If the aim was to stimulate the housing market it was a runaway success – in the year to the 2nd quarter of 2021 there were 1.258 million residential transactions, compared with 996,050 in the same period in 2018/19. Proving the Laffer Curve in action, the latter stages of the stamp duty holiday have even succeeded in raising more revenue: government receipts in the first eight months of 2021 were £7.6 billion, £200 million than in the same period in 2019 as increased transactions made up for the fact that for much of that period owner-occupiers paying less than £500,000 for a home paid no stamp duty at all (investors were still paying a minimum of three percent, and stamp duty was still payable on all transactions above £500,000).
The Chancellor might care to reflect on whether it might have been better to reduce stamp duty permanently
But for property-buyers the benefits are a little more mixed. The result of the stamp duty holiday was to fuel inflation in house prices. The average sum paid for a home in the UK according to the Land Registry and its Scottish and Northern Irish counterparts was £239,036 in August 2020, rising to £255,535 in July 2021 – which, for those late to the party, more than wipes out the maximum savings of £15,000 in stamp duty.

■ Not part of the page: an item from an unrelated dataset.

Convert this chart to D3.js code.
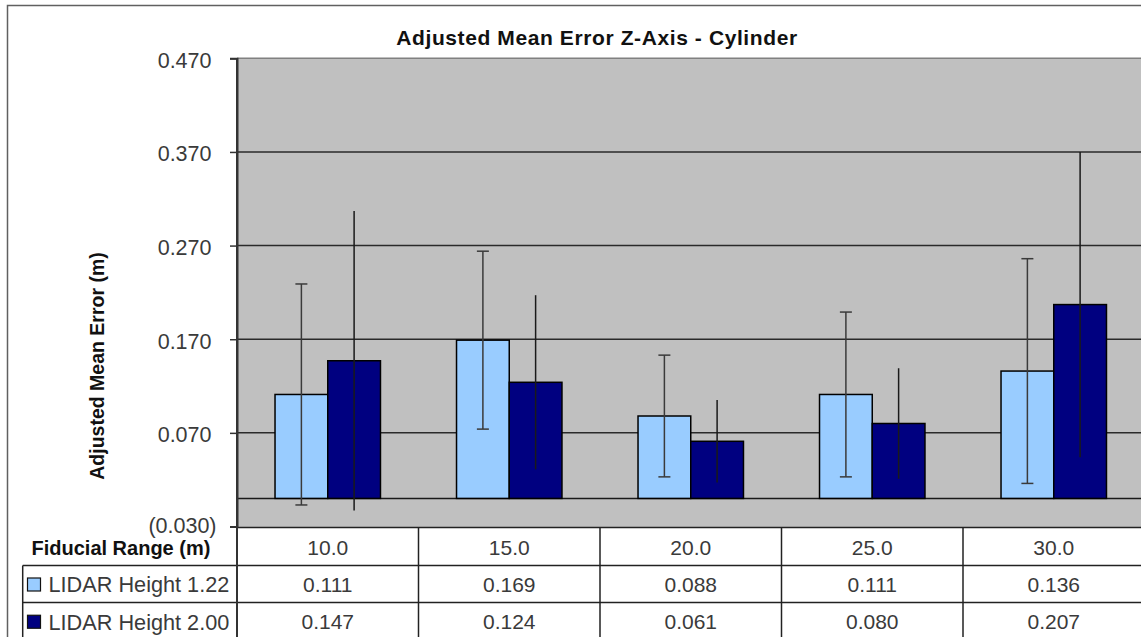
<!DOCTYPE html>
<html>
<head>
<meta charset="utf-8">
<script src="https://cdn.jsdelivr.net/npm/d3@7"></script>
<style>
  html, body { margin: 0; padding: 0; background: #fff; }
  svg { display: block; font-family: "Liberation Sans", Arial, sans-serif; }
</style>
</head>
<body>
<svg id="chart" width="1141" height="637"></svg>
<script>
// ---- data ----
const categories = ["10.0", "15.0", "20.0", "25.0", "30.0"];
const seriesNames = ["LIDAR Height 1.22", "LIDAR Height 2.00"];
const height122 = [0.111, 0.169, 0.088, 0.111, 0.136];
const height200 = [0.147, 0.124, 0.061, 0.080, 0.207];
const error122 = [0.118, 0.095, 0.065, 0.088, 0.120];
const error200 = [0.160, 0.093, 0.044, 0.059, 0.163];
const yTickValues = [-0.03, 0.07, 0.17, 0.27, 0.37, 0.47];
const chartTitle = "Adjusted Mean Error Z-Axis - Cylinder";
const yAxisTitle = "Adjusted Mean Error (m)";
const tableHeader = "Fiducial Range (m)";

const seriesValues = [height122, height200];
const seriesErrors = [error122, error200];
const seriesColors = ["#99CCFF", "#000080"];

// ---- layout ----
const svg = d3.select("#chart");
const plotLeft = 237, plotRight = 1144.5, plotTop = 58.3, plotBottom = 526.5;
const rowLines = [527.5, 565.5, 602.5, 640];
const tableLeft = 22.7;

const x0 = d3.scaleBand().domain(categories).range([plotLeft, plotRight]).paddingInner(0).paddingOuter(0);
const gap = x0.bandwidth() * 0.2095;
const x1 = d3.scaleBand().domain(seriesNames).range([gap, x0.bandwidth() - gap]);
const y = d3.scaleLinear().domain([-0.03, 0.47]).range([plotBottom, plotTop]);

const fmt = d3.format(".3f");
const tickFmt = v => v < 0 ? "(" + fmt(-v) + ")" : fmt(v);

// outer chart border
svg.append("rect").attr("x", 7.5).attr("y", 5.5).attr("width", 1300).attr("height", 800)
  .attr("fill", "#fff").attr("stroke", "#606060").attr("stroke-width", 1.5);

// title
svg.append("text").attr("x", 597).attr("y", 45).attr("text-anchor", "middle")
  .attr("font-weight", "bold").attr("font-size", "21px").attr("letter-spacing", "0.6px")
  .attr("fill", "#111")
  .text(chartTitle);

// plot area
svg.append("rect").attr("x", plotLeft).attr("y", plotTop)
  .attr("width", plotRight - plotLeft).attr("height", y(-0.03) - plotTop + 1)
  .attr("fill", "#C0C0C0");
svg.append("line").attr("x1", plotLeft).attr("x2", plotRight)
  .attr("y1", plotTop).attr("y2", plotTop)
  .attr("stroke", "#808080").attr("stroke-width", 1.5);

// gridlines
svg.append("g").selectAll("line")
  .data(yTickValues.filter(v => v > -0.03 && v < 0.47))
  .join("line")
  .attr("x1", plotLeft).attr("x2", plotRight)
  .attr("y1", d => y(d)).attr("y2", d => y(d))
  .attr("stroke", "#2a2a2a").attr("stroke-width", 1.5);

// zero (category axis) line
svg.append("line").attr("x1", plotLeft).attr("x2", plotRight)
  .attr("y1", y(0)).attr("y2", y(0))
  .attr("stroke", "#1a1a1a").attr("stroke-width", 1.5);

// y axis
const yAxis = d3.axisLeft(y).tickValues(yTickValues).tickFormat(tickFmt).tickSize(7).tickPadding(0);
const yg = svg.append("g").attr("transform", `translate(${plotLeft},0)`).call(yAxis);
yg.select(".domain").attr("stroke", "#333").attr("stroke-width", 2);
yg.selectAll(".tick line").attr("stroke", "#333").attr("stroke-width", 1.5);
yg.selectAll(".tick text")
  .attr("x", d => d < 0 ? -20.5 : -25.5)
  .attr("dy", d => d < 0 ? "0.3em" : "0.42em")
  .attr("font-size", "21.5px").attr("fill", "#3a3a3a")
  .attr("font-family", "'Liberation Sans', Arial, sans-serif");

// y axis title
svg.append("text")
  .attr("transform", "translate(103.5,366) rotate(-90)")
  .attr("text-anchor", "middle").attr("font-weight", "bold")
  .attr("font-size", "19.5px").attr("fill", "#111")
  .text(yAxisTitle);

// bars
const groups = svg.append("g").selectAll("g")
  .data(categories)
  .join("g")
  .attr("transform", d => `translate(${x0(d)},0)`);

groups.selectAll("rect")
  .data((c, i) => seriesNames.map((s, k) => ({ s, k, v: seriesValues[k][i] })))
  .join("rect")
  .attr("x", d => x1(d.s))
  .attr("width", x1.bandwidth())
  .attr("y", d => y(Math.max(0, d.v)))
  .attr("height", d => Math.abs(y(0) - y(d.v)))
  .attr("fill", d => seriesColors[d.k])
  .attr("stroke", "#000").attr("stroke-width", 1.5);

// error bars
const errData = [];
categories.forEach((c, i) => seriesNames.forEach((s, k) => {
  errData.push({ c, s, k, v: seriesValues[k][i], e: seriesErrors[k][i] });
}));
const eg = svg.append("g");
eg.selectAll("line.err").data(errData).join("line")
  .attr("class", "err")
  .attr("x1", d => x0(d.c) + x1(d.s) + x1.bandwidth() / 2)
  .attr("x2", d => x0(d.c) + x1(d.s) + x1.bandwidth() / 2)
  .attr("y1", d => y(d.v + d.e)).attr("y2", d => y(d.v - d.e))
  .attr("stroke", d => d.k === 0 ? "#3a3a3a" : "#1a1a1a").attr("stroke-width", 1.5);
const capData = [];
errData.filter(d => d.k === 0).forEach(d => {
  capData.push({ ...d, yv: d.v + d.e });
  capData.push({ ...d, yv: d.v - d.e });
});
eg.selectAll("line.cap").data(capData).join("line")
  .attr("class", "cap")
  .attr("x1", d => x0(d.c) + x1(d.s) + x1.bandwidth() / 2 - 6)
  .attr("x2", d => x0(d.c) + x1(d.s) + x1.bandwidth() / 2 + 6)
  .attr("y1", d => y(d.yv)).attr("y2", d => y(d.yv))
  .attr("stroke", "#3a3a3a").attr("stroke-width", 1.5);

// ---- data table ----
const tg = svg.append("g");
tg.append("rect").attr("x", plotLeft).attr("y", rowLines[0]).attr("width", plotRight - plotLeft)
  .attr("height", 200).attr("fill", "#fff");
tg.append("line").attr("x1", plotLeft).attr("x2", plotRight).attr("y1", rowLines[0]).attr("y2", rowLines[0])
  .attr("stroke", "#222").attr("stroke-width", 1.5);
tg.selectAll("line.h").data(rowLines.slice(1, 3)).join("line").attr("class", "h")
  .attr("x1", tableLeft).attr("x2", plotRight).attr("y1", d => d).attr("y2", d => d)
  .attr("stroke", "#222").attr("stroke-width", 1.5);
tg.selectAll("line.v").data(categories).join("line").attr("class", "v")
  .attr("x1", d => x0(d)).attr("x2", d => x0(d))
  .attr("y1", rowLines[0]).attr("y2", 640)
  .attr("stroke", "#222").attr("stroke-width", 1.5);
tg.append("line").attr("x1", tableLeft).attr("x2", tableLeft).attr("y1", rowLines[1]).attr("y2", 640)
  .attr("stroke", "#222").attr("stroke-width", 1.5);
svg.append("line").attr("x1", plotLeft).attr("x2", plotLeft).attr("y1", plotTop).attr("y2", 640)
  .attr("stroke", "#333").attr("stroke-width", 2);

const rowCenter = i => (rowLines[i] + rowLines[i + 1]) / 2;

// header row
tg.append("text").attr("x", 31.5).attr("y", rowCenter(0) + 1.5).attr("dy", "0.36em")
  .attr("font-weight", "bold").attr("font-size", "20px").attr("fill", "#111")
  .text(tableHeader);
tg.selectAll("text.cat").data(categories).join("text").attr("class", "cat")
  .attr("x", d => x0(d) + x0.bandwidth() / 2).attr("y", rowCenter(0) + 1).attr("dy", "0.36em")
  .attr("text-anchor", "middle").attr("font-size", "21px").attr("fill", "#3a3a3a")
  .text(d => d);

// series rows
seriesNames.forEach((s, k) => {
  const cy = rowCenter(k + 1) + (k === 1 ? 0.5 : 0.5);
  tg.append("rect").attr("x", 27.5).attr("y", cy - 6.5).attr("width", 13).attr("height", 13)
    .attr("fill", seriesColors[k]).attr("stroke", "#111").attr("stroke-width", 1.2);
  tg.append("text").attr("x", 48.5).attr("y", cy).attr("dy", "0.36em")
    .attr("font-size", "21.7px").attr("fill", "#3a3a3a").text(s);
  tg.selectAll("text.val" + k).data(categories).join("text").attr("class", "val" + k)
    .attr("x", d => x0(d) + x0.bandwidth() / 2).attr("y", cy).attr("dy", "0.36em")
    .attr("text-anchor", "middle").attr("font-size", "21px").attr("fill", "#3a3a3a")
    .text((d, i) => fmt(seriesValues[k][i]));
});
</script>
</body>
</html>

But it doesn’t end there. House-buyers desperate to complete before the deadline ended up paying over the odds not just for the property they were so keen to buy but also for services such as removals companies. According to a survey by iPlace Global, 12 per cent of buyers admit to rushing their purchase, and 11 per cent admit to overpaying on the move to the tune of thousands. For many, the unseemly rush ended in difficulty: 21 per cent say their property purchase ended up being delayed because they had filled in paperwork wrongly, while 13 per cent failed to budget for fees and ended up having to borrow money unexpectedly. It doesn’t say how many of these buyers ended up missing the deadline for avoiding stamp duty and so ended up with a tax bill anyway.
Neither does it reveal how many of the people who rushed into moving home over the past 12 months now regret their decision. Buying the wrong property is, needless to say, a hugely expensive mistake, with buyers having to shell out again for estate agents’ fees, conveyancing fees – and stamp duty now that the holiday has ended. Moreover, they may find it more difficult to sell now that the holiday is over.
The Chancellor may have kick-started the housing market and, bizarrely, created a housing boom during the deepest recession in modern history. But he might care to reflect on whether it might have been better to reduce stamp duty permanently, not offer a time-limited holiday which has tempted many people to rush house moves which they may now regret and which will end up costing them a lot more money than they have saved.